The rooting function behaves in the same way as the FigTree
program, so that after rooting, the branch length of the branch parental to the outgroup
is split evenly between the outgroup and the rest of the tree, and the new root node has
no bootstrap value.
-
Collapsing the tree
A threshold is provided by the user, and all nodes with bootstrap values below this
threshold are collapsed to polytomies. Length of the tree is preserved.
-
Measuring length and other attributes
The length from each leaf to the node above the root node (if an outgroup is present,
the length from root to first node can be dictated more by the outgroup than anything else)
is calculated, and the average bootstrap value (average of each bootstrap value between
the leaf node and the root) is calculated for each leaf.
Citation
If you publish or present work that has been processed using this program, please
cite Emma Hodcroft and the website where this program can be downloaded
(http://emmahodcroft.com/TreeCollapseCL.html).
(I'd also be very interested to hear about what you've used the program for, so feel free to send me a link to your paper/research!)
As seen in! The TreeCollapserCL has been used in these publications:
- Green, J. & Akam, M. (2013).
Evolution of the pair rule gene network: Insights from a centipede. Developmental Biology. 382(1), 235-245.
- Goldsmith, D. (2014).
Marine Viral Diversity and Spatiotemporal Variability. Graduate Theses and Dissertations.
- Weisberg, A., Elmarakeby, H., Heath, L., & Vinatzer, B. (2015).
Similarity-Based Codes Sequentially Assigned to Ebolavirus Genomes Are Informative of Species Membership, Associated Outbreaks, and Transmission Chains. Open Forum Infectious Diseases. 2(1).
- Goldsmith, D. et al. (2015).
Water column stratification structures viral community composition in the Sargasso Sea. Aquatic Microbial Ecology. 76(2), 85-94.
- Rosario, K. et al. (2016).
Begomovirus-Associated Satellite DNA Diversity Captured Through Vector-Enabled Metagenomic (VEM) Surveys Using Whiteflies (Aleyrodidae). Viruses. 8(2), 36.
Bug? Question? Comments? Feedback form
Previous Updates
Updates Since v3.1.2:
- Now compatible with Windows Shell auto-glob when passing * to specify file endings
- Removed outputting the 'level' of a node when specifying the '-l' parameter
- '-t' is now optional - if not included the value defaults to 'O'
- '-rax' is now depreciated (but can be included without affecting the run). The program
now automatically detects and handles a larger number of minor variations in format that
can occur at the end of Newick files.
- Corrected error that assumed all files had a path before the file name (caused a
StringIndexOutofBoundsException)
- Corrected a minor collapsing problem that caused slight under-collapsing of some nodes
- Corrected rooting to be more robust with particular polytomies
Updates Since v3.1.1:
- Corrected file/directory reading for Unix/Linux/Mac users
Updates Since v3.1:
- Please read updated information on when and how to use ‘-rax’ and ‘-t’!

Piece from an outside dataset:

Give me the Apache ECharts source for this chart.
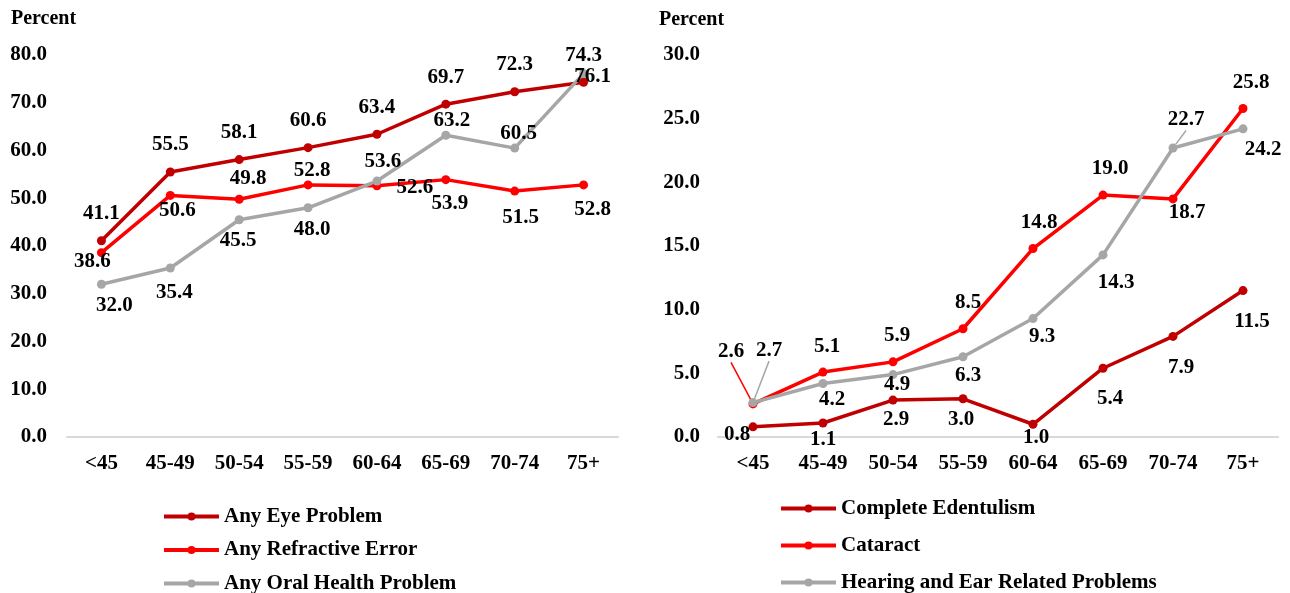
<!DOCTYPE html>
<html><head><meta charset="utf-8">
<script src="https://cdn.jsdelivr.net/npm/echarts@6/dist/echarts.min.js"></script>
<style>html,body{margin:0;padding:0;background:#fff}#c{width:1290px;height:593px}</style>
</head><body><div id="c"></div>
<script>
const categories = ['<45','45-49','50-54','55-59','60-64','65-69','70-74','75+'];
const anyEyeProblem = [41.1, 55.5, 58.1, 60.6, 63.4, 69.7, 72.3, 74.3];
const anyRefractiveError = [38.6, 50.6, 49.8, 52.8, 52.6, 53.9, 51.5, 52.8];
const anyOralHealthProblem = [32.0, 35.4, 45.5, 48.0, 53.6, 63.2, 60.5, 76.1];
const completeEdentulism = [0.8, 1.1, 2.9, 3.0, 1.0, 5.4, 7.9, 11.5];
const cataract = [2.6, 5.1, 5.9, 8.5, 14.8, 19.0, 18.7, 25.8];
const hearingEar = [2.7, 4.2, 4.9, 6.3, 9.3, 14.3, 22.7, 24.2];
const leftTicks = [0, 80, 10];
const rightTicks = [0, 30, 5];

// label shifts (dx, dy) relative to each point
const eyeShift = [[0,-27],[0,-27],[0,-27],[0,-27],[0,-27],[0,-27],[0,-27],[0,-27]];
const refrShift = [[-9,9],[7,15],[9,-21],[4,-14],[38,2],[4,24],[6,26],[9,25]];
const oralShift = [[13,21],[4,25],[-1,21],[4,22],[6,-19],[6,-15],[4,-15],[9,3]];
const edenShift = [[-16,8],[0,17],[3,20],[-2,21],[3,13],[7,30],[8,31],[9,31]];
const catShift = [[-22,-52],[4,-25],[4,-26],[5,-26],[6,-26],[7,-26],[14,14],[8,-26]];
const hearShift = [[16,-52],[9,16],[4,10],[5,19],[9,18],[13,28],[13,-28],[20,21]];
const leaderLines = {4: [0], 5: [0, 6]};

const FONT = "'Liberation Serif','Times New Roman',serif";
const FS = 21;
const shifts = [eyeShift, refrShift, oralShift, edenShift, catShift, hearShift];

function mkSeries(name, data, color, idx, gi) {
  const lead = leaderLines[idx] || [];
  return {
    name, type: 'line', xAxisIndex: gi, yAxisIndex: gi,
    data: data.map((v, i) => lead.includes(i) ? {value: v, labelLine: {show: true, lineStyle: {color: color, width: 1.5}}} : v),
    symbol: 'circle', symbolSize: 9,
    lineStyle: {color, width: 3.5}, itemStyle: {color},
    label: {show: true, position: 'inside', formatter: p => p.value.toFixed(1),
      fontFamily: FONT, fontWeight: 'bold', fontSize: FS, color: '#000'},
    labelLine: {show: false},
    labelLayout: p => ({dx: shifts[idx][p.dataIndex][0], dy: shifts[idx][p.dataIndex][1]}),
    animation: false
  };
}

const axisLab = {fontFamily: FONT, fontWeight: 'bold', fontSize: FS, color: '#000'};
const legText = {fontFamily: FONT, fontWeight: 'bold', fontSize: FS, color: '#000', lineHeight: 20, padding: [0,0,0,0]};
const chart = echarts.init(document.getElementById('c'));
chart.setOption({
  animation: false,
  title: [
    {text: 'Percent', left: 11, top: 9, padding: 0, textStyle: {fontFamily: FONT, fontWeight: 'bold', fontSize: 20, color: '#000'}},
    {text: 'Percent', left: 659, top: 10, padding: 0, textStyle: {fontFamily: FONT, fontWeight: 'bold', fontSize: 20, color: '#000'}}
  ],
  grid: [
    {left: 67, right: 672, top: 55, bottom: 156},
    {left: 718, right: 12, top: 55, bottom: 156}
  ],
  xAxis: [0, 1].map(g => ({type: 'category', gridIndex: g, data: categories, boundaryGap: true,
    axisLine: {lineStyle: {color: '#D9D9D9', width: 2}}, axisTick: {show: false},
    axisLabel: Object.assign({margin: 16, interval: 0}, axisLab)})),
  yAxis: [leftTicks, rightTicks].map((t, g) => ({type: 'value', gridIndex: g, min: t[0], max: t[1], interval: t[2],
    axisLine: {show: false}, axisTick: {show: false}, splitLine: {show: false},
    axisLabel: Object.assign({margin: g === 0 ? 20 : 18, formatter: v => v.toFixed(1)}, axisLab)})),
  legend: [
    {orient: 'vertical', left: 162, top: 506, height: 120, padding: 0, itemWidth: 55, itemHeight: 10, itemGap: 12.5,
     lineStyle: {width: 4}, itemStyle: {borderWidth: 0},
     data: ['Any Eye Problem', 'Any Refractive Error', 'Any Oral Health Problem'], textStyle: legText},
    {orient: 'vertical', left: 779, top: 498, height: 120, padding: 0, itemWidth: 55, itemHeight: 10, itemGap: 16,
     lineStyle: {width: 4}, itemStyle: {borderWidth: 0},
     data: ['Complete Edentulism', 'Cataract', 'Hearing and Ear Related Problems'], textStyle: legText}
  ],
  series: [
    mkSeries('Any Eye Problem', anyEyeProblem, '#C00000', 0, 0),
    mkSeries('Any Refractive Error', anyRefractiveError, '#FF0000', 1, 0),
    mkSeries('Any Oral Health Problem', anyOralHealthProblem, '#A6A6A6', 2, 0),
    mkSeries('Complete Edentulism', completeEdentulism, '#C00000', 3, 1),
    mkSeries('Cataract', cataract, '#FF0000', 4, 1),
    mkSeries('Hearing and Ear Related Problems', hearingEar, '#A6A6A6', 5, 1)
  ]
});
</script></body></html>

- Now takes trees with FigTree annotation or in Newick format without bootstrap values,
or with some nodes missing bootstrap values (collapsing cannot be done if bootstrap values
are not present)
- Corrected errors in reading Nexus files
- Corrected errors in handling file names that included decimal points
Updates Since v3.0:
- Now takes trees without bootstrap values, or with some nodes missing bootstrap values
(collapsing cannot be done if bootstrap values are not present)
- Can now correctly handle trees output from RAxML (or other programs) where an extra root
branch length of '0.0' has been attached to the end of the code (see parameter '-rax')
- Stops the run and provides an error message with potential solutions if too much of the tree
has been collapsed, causing a recursive stack overflow.
“To iterate is human, to recurse divine.”